Con una ventaja adicional: la creación clandestina de una contra mexicana para hacerla pelear con el EZLN, servía de coartada ideal al Ejército, que de esa forma no tenía que pagar los costos políticos de encabezar directamente una guerra sucia contra los alzados. La propaganda haría el resto: el Ejército, que hasta la matanza de Acteal y como parte del conflicto aparecía como una fuerza de contención y represión, se transformaba en una instancia “neutral” e incluso “arbitral” y “reconciliadora”. En el escenario de un enfrentamiento entre “dos bandos”, el gobierno y el Ejército dejaban de ser, presuntamente, parte del conflicto, y se transformaban en la “solución” de una guerra que se daba entre grupos irregulares armados de signo opuesto. “El EZLN es el mayor grupo paramilitar de Chiapas”, dijo entonces Zedillo en Venezuela, olvidándose de la ley que había palomeado en 1995, donde reconocía a los zapatistas como “un grupo mayoritariamente indígena que se inconformó”.

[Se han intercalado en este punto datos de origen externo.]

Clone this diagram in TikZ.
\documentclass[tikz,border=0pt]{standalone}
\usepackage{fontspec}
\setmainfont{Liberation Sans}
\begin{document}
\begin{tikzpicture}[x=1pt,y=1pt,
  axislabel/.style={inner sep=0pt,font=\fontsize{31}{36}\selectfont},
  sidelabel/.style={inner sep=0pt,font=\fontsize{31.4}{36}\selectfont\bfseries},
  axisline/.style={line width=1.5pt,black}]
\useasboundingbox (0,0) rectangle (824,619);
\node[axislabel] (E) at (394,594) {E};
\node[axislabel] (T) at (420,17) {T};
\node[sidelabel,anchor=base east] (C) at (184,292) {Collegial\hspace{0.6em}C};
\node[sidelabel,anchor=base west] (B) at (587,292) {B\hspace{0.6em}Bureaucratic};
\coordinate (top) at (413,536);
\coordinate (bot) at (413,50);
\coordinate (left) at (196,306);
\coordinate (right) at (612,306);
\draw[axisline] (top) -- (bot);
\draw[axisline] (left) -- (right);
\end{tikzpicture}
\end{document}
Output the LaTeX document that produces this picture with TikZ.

A 10 años de distancia, existen en Chiapas movimientos inusuales del Ejército y signos de una reactivación paramilitar. “Quienes hemos hecho la guerra sabemos reconocer los caminos por los que se prepara y acerca. Las señales de guerra en el horizonte son claras. La guerra, como el miedo, también tiene olor”, dijo hace pocos días el subcomandante Marcos en San Cristóbal de las Casas. Es en ese escenario posible que hay que inscribir las versiones revisionistas de un grupo de intelectuales orgánicos del régimen calderonista. Con su “Regreso a Acteal”, Aguilar Camín podría estar preparando el camino, desde el campo de la propaganda oficial encubierta, para la reaparición de grupos de “autodefensa” antizapatistas y una nueva escalada represiva gubernamental contra la insurgencia en Chiapas.